Charts and diagrams as code
---
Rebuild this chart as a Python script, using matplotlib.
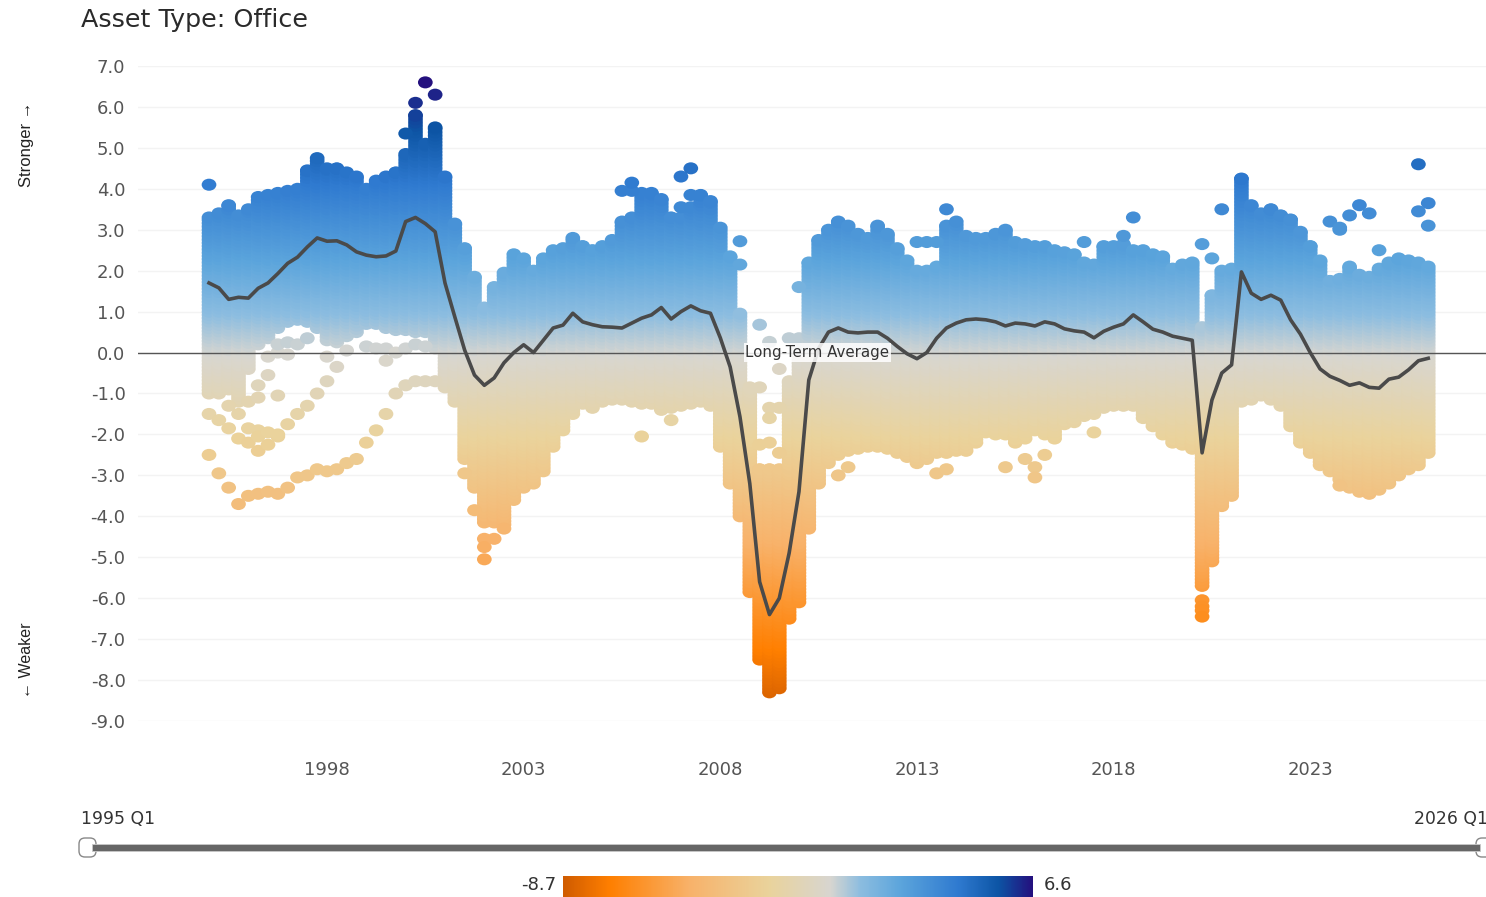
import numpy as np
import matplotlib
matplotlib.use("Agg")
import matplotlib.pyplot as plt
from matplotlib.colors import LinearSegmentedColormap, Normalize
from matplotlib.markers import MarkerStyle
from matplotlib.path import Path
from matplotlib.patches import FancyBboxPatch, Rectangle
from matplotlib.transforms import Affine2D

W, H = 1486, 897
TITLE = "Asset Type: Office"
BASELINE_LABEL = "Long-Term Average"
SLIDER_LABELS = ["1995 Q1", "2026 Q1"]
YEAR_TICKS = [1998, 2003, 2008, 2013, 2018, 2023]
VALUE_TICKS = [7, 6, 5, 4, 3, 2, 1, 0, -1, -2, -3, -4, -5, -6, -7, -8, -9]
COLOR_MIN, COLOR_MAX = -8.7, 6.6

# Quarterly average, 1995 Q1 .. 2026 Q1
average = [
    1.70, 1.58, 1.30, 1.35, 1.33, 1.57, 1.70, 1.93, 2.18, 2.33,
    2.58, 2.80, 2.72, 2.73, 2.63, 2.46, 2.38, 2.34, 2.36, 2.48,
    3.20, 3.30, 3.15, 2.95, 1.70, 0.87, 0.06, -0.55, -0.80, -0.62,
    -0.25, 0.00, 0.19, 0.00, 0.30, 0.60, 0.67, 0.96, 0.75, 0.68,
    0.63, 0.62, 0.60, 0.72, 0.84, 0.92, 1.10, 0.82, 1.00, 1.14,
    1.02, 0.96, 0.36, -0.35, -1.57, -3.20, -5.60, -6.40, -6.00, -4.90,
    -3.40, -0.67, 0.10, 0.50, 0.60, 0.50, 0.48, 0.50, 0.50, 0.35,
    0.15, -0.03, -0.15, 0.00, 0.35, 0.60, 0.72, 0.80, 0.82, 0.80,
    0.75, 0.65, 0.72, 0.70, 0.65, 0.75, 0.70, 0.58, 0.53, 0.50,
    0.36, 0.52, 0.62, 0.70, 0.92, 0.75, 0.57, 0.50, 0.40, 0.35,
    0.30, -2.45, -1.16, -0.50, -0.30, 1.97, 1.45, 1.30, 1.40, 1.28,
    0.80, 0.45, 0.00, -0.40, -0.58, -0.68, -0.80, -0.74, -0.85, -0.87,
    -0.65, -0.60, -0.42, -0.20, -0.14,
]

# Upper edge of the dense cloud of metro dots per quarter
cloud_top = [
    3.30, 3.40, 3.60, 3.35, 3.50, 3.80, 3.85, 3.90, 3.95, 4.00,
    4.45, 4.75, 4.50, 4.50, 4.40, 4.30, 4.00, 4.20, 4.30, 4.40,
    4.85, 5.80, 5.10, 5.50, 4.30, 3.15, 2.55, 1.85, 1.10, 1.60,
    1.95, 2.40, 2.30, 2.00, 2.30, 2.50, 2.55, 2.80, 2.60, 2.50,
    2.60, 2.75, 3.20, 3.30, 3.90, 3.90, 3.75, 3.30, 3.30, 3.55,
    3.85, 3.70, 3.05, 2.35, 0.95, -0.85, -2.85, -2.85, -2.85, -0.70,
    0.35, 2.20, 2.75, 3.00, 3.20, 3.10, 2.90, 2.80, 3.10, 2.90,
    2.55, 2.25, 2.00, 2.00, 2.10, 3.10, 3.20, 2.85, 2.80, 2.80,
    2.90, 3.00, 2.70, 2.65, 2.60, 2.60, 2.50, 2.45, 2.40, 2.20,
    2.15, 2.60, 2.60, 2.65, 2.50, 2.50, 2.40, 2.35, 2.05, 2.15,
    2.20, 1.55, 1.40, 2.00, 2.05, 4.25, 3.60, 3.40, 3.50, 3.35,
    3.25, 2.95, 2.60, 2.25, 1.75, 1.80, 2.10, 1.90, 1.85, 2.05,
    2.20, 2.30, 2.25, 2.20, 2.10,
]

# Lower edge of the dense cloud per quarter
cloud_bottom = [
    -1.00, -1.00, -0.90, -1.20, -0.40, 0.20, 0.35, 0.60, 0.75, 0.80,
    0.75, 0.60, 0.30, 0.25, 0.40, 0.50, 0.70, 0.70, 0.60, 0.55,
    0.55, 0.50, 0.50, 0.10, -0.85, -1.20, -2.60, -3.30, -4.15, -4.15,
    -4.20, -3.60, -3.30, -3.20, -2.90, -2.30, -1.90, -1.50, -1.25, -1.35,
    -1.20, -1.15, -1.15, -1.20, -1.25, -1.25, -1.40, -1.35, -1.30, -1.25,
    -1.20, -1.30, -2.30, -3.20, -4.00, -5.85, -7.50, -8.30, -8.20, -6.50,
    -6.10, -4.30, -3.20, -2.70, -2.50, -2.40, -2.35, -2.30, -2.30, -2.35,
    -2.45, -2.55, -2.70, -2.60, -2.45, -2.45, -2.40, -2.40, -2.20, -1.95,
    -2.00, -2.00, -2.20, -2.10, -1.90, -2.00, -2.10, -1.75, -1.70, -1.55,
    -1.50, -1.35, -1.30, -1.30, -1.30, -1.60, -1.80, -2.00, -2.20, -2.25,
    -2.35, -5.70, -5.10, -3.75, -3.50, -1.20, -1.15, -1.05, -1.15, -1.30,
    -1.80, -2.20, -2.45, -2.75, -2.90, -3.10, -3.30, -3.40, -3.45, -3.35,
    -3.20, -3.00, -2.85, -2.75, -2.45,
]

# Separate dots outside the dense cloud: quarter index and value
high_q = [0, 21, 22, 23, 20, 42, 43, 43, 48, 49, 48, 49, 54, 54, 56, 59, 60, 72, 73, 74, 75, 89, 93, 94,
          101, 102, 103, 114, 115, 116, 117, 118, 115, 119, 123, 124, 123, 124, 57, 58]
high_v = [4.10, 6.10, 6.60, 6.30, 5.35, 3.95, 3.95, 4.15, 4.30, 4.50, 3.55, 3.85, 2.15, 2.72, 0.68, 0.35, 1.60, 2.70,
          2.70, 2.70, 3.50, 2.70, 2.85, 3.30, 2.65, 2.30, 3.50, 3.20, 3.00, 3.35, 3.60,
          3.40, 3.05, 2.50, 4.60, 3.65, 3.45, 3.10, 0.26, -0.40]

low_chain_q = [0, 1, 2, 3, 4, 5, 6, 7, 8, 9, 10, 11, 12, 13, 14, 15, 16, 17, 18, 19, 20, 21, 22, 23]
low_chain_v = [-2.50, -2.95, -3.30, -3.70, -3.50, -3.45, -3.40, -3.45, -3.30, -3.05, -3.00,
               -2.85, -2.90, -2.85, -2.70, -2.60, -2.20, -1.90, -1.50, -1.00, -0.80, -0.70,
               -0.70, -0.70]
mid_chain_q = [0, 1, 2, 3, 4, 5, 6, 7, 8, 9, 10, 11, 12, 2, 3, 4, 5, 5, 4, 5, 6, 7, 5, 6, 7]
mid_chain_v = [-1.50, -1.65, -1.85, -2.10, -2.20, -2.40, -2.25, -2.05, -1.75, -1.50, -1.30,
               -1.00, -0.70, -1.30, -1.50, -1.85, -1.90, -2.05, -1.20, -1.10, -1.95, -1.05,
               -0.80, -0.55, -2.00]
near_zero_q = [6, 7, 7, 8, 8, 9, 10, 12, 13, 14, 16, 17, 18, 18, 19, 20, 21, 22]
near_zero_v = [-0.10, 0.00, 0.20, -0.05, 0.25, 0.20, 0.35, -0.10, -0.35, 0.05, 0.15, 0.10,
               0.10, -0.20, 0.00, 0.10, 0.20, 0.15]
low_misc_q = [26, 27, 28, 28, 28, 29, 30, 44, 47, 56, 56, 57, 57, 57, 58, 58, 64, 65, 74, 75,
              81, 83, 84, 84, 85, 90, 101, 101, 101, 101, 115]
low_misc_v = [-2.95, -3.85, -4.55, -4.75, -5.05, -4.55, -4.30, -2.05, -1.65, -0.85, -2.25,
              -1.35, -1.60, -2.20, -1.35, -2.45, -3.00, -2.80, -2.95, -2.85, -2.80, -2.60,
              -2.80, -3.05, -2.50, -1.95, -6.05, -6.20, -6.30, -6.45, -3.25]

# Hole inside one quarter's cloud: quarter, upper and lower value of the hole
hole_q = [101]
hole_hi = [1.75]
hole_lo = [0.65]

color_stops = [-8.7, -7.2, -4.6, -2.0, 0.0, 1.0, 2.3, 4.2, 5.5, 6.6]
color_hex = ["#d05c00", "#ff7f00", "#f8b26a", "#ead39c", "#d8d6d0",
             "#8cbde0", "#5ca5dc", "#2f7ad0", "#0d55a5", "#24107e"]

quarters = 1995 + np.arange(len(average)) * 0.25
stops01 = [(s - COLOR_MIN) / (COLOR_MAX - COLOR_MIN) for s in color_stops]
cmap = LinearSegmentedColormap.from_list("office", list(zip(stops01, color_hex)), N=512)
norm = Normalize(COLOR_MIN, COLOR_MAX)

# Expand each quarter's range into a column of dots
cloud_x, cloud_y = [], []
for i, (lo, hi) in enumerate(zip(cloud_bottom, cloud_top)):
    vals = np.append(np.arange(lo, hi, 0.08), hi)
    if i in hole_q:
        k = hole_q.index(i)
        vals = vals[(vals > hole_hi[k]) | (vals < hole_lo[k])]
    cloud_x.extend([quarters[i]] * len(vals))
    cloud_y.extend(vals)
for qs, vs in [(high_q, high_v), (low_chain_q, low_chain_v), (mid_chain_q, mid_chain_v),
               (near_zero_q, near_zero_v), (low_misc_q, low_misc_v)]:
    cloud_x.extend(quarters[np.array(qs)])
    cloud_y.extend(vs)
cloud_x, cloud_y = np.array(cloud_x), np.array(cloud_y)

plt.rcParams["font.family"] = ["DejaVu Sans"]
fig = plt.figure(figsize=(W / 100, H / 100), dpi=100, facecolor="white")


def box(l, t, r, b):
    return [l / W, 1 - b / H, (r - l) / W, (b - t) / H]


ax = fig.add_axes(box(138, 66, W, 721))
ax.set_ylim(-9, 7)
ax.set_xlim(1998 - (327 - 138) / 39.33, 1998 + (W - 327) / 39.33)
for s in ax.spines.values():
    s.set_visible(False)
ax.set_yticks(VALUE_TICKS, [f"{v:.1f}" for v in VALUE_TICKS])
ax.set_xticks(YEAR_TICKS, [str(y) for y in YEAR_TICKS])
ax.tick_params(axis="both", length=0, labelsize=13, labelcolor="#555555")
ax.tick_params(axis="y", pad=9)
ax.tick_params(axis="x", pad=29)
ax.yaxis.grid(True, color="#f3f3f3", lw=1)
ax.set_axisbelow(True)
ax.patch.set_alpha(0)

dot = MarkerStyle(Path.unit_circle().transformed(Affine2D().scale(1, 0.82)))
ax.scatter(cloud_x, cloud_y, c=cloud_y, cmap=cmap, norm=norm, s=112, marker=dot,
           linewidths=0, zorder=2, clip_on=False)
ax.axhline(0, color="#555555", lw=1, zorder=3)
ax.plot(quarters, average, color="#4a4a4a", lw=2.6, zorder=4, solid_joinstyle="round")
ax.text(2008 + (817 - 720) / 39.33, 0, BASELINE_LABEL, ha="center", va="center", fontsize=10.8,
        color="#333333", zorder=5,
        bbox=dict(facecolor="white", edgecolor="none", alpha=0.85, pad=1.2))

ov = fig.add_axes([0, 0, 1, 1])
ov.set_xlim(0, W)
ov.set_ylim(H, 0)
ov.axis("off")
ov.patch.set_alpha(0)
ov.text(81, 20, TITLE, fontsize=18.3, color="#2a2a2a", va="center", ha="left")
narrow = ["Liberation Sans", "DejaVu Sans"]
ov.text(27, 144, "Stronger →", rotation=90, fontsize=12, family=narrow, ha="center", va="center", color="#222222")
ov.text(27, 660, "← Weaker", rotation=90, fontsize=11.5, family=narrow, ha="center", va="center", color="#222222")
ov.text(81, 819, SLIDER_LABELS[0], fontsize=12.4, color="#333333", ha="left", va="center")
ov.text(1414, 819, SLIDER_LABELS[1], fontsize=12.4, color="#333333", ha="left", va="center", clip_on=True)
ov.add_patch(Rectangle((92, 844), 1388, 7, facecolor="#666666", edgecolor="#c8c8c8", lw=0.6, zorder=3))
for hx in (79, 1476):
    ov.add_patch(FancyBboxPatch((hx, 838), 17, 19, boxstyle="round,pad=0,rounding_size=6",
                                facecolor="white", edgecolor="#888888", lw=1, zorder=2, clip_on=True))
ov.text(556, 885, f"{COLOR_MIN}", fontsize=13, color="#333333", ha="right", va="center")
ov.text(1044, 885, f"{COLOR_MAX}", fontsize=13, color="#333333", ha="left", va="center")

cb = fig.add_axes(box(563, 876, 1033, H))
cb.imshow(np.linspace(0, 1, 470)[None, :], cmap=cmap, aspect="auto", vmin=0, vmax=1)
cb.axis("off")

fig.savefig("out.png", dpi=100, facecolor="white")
---
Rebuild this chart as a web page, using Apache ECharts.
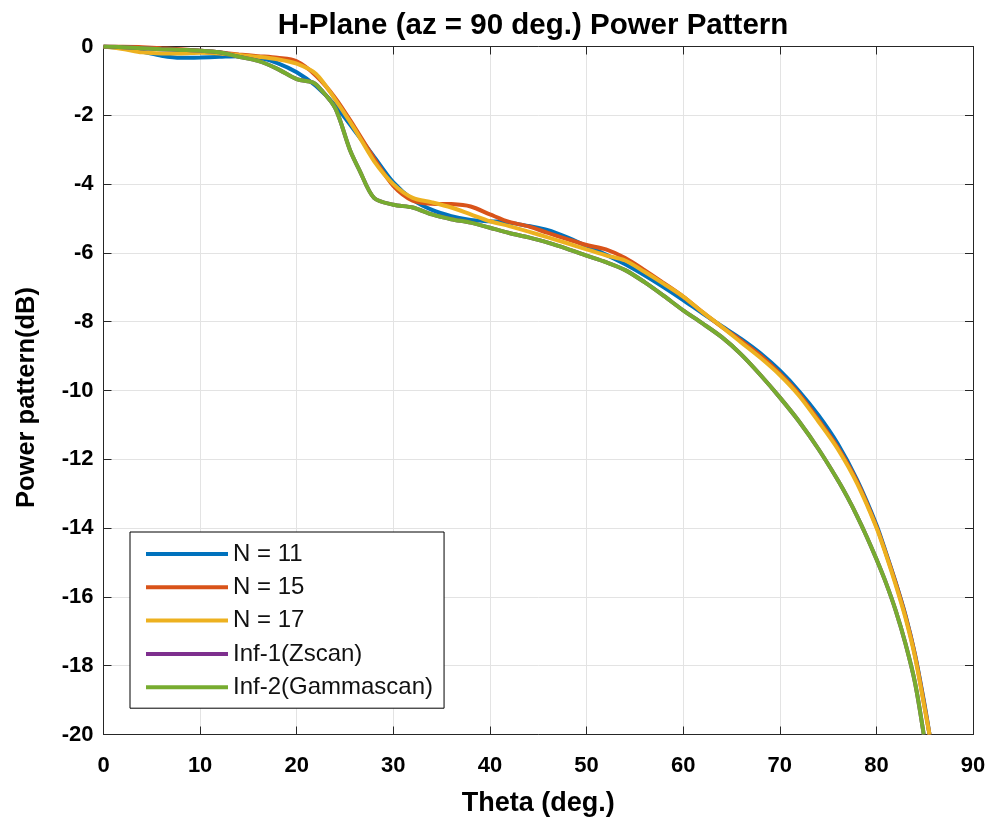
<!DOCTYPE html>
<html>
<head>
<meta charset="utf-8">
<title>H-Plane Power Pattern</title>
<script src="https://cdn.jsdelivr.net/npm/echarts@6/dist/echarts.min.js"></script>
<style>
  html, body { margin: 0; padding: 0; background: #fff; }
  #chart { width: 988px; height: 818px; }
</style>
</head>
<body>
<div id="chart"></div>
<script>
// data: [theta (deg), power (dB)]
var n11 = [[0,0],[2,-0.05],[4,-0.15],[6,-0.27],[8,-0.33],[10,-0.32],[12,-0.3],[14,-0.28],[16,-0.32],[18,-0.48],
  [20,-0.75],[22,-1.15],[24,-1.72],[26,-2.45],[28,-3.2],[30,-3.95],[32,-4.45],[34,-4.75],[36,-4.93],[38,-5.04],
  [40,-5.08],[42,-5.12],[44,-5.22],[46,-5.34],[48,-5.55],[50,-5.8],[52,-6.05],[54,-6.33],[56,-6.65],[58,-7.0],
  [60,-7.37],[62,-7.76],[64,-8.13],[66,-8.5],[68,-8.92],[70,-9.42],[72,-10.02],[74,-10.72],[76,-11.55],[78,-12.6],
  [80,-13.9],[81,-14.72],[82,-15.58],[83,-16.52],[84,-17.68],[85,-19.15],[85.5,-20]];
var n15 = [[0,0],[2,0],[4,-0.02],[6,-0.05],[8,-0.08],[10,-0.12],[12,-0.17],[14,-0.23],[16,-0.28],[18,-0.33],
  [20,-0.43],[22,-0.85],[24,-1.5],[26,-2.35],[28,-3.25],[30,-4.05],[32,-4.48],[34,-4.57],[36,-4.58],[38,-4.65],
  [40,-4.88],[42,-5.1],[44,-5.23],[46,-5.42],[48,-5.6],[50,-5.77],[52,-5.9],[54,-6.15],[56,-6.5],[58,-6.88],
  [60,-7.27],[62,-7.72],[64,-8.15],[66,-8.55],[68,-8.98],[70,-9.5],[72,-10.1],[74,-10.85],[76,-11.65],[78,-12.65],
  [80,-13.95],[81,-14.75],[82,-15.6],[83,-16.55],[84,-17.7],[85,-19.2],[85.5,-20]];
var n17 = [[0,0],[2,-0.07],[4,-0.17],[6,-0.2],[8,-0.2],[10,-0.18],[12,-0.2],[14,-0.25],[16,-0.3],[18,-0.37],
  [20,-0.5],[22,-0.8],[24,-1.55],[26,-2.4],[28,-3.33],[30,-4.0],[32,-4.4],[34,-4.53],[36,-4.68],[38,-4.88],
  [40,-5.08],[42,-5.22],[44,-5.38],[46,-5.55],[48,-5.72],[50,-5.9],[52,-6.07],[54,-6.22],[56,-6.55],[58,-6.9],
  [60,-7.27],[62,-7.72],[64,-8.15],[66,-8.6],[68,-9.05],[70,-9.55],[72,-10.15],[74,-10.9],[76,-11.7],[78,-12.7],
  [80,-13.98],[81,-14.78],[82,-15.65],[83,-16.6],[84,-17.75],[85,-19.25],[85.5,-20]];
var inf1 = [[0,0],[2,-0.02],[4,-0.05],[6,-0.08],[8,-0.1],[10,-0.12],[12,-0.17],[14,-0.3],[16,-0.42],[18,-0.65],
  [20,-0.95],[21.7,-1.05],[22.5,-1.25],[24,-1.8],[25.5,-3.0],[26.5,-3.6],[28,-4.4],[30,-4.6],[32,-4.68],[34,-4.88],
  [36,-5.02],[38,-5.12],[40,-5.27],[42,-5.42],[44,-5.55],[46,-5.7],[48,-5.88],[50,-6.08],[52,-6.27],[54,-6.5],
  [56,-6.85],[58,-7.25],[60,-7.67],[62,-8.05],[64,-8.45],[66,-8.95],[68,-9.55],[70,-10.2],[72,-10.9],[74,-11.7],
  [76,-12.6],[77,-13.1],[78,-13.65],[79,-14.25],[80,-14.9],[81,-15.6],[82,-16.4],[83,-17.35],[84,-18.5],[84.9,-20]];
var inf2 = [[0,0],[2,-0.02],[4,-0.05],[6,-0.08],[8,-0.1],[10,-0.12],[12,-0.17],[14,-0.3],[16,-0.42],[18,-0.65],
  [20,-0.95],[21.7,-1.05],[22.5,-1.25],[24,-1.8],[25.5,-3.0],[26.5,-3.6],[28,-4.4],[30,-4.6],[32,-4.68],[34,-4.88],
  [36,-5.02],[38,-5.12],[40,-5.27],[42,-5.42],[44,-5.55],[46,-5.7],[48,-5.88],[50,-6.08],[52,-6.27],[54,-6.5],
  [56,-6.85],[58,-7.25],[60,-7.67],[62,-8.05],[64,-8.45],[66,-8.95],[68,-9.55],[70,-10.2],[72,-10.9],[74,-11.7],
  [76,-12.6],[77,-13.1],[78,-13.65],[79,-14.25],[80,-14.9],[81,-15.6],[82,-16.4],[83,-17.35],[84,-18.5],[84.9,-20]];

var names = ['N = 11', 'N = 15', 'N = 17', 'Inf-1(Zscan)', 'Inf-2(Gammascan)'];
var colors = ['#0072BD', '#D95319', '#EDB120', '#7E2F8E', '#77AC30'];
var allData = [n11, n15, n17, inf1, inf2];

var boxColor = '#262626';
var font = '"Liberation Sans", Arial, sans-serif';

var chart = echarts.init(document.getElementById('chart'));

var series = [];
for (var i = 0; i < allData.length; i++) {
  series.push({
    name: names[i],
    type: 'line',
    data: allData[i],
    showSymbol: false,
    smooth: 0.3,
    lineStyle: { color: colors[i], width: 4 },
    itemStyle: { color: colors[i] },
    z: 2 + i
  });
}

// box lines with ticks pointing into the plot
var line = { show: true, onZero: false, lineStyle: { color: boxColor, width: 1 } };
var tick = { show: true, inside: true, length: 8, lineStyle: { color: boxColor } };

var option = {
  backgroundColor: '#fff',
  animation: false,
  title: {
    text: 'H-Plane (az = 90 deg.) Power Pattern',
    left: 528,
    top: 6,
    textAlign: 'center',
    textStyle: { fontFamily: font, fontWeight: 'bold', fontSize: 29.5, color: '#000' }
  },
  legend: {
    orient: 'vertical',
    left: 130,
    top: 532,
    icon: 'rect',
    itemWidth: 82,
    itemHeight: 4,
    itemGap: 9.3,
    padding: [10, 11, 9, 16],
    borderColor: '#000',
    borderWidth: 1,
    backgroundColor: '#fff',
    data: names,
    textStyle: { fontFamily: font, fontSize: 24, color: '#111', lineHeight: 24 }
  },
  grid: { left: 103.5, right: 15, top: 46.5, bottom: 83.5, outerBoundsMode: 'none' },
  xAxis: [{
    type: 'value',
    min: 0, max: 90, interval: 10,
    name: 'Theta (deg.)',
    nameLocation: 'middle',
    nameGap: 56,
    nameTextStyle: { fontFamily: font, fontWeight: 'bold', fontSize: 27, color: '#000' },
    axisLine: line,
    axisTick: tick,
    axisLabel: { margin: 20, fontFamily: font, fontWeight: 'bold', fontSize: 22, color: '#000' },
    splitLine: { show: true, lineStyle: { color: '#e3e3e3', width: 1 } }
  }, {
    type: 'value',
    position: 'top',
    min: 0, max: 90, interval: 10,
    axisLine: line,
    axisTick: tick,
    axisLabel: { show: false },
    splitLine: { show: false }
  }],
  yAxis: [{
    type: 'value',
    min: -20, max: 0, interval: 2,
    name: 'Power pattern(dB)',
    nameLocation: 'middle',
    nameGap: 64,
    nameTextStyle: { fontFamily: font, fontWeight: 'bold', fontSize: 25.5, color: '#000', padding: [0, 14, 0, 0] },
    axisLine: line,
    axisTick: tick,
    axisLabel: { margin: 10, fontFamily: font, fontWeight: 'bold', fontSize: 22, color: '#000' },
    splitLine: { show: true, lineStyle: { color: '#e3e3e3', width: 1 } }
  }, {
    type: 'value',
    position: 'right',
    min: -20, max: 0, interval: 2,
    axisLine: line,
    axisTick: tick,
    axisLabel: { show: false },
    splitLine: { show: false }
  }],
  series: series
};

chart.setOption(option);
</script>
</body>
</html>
---
Report how many lines in the entries hold the string "script". Nothing but the number is wanted.

4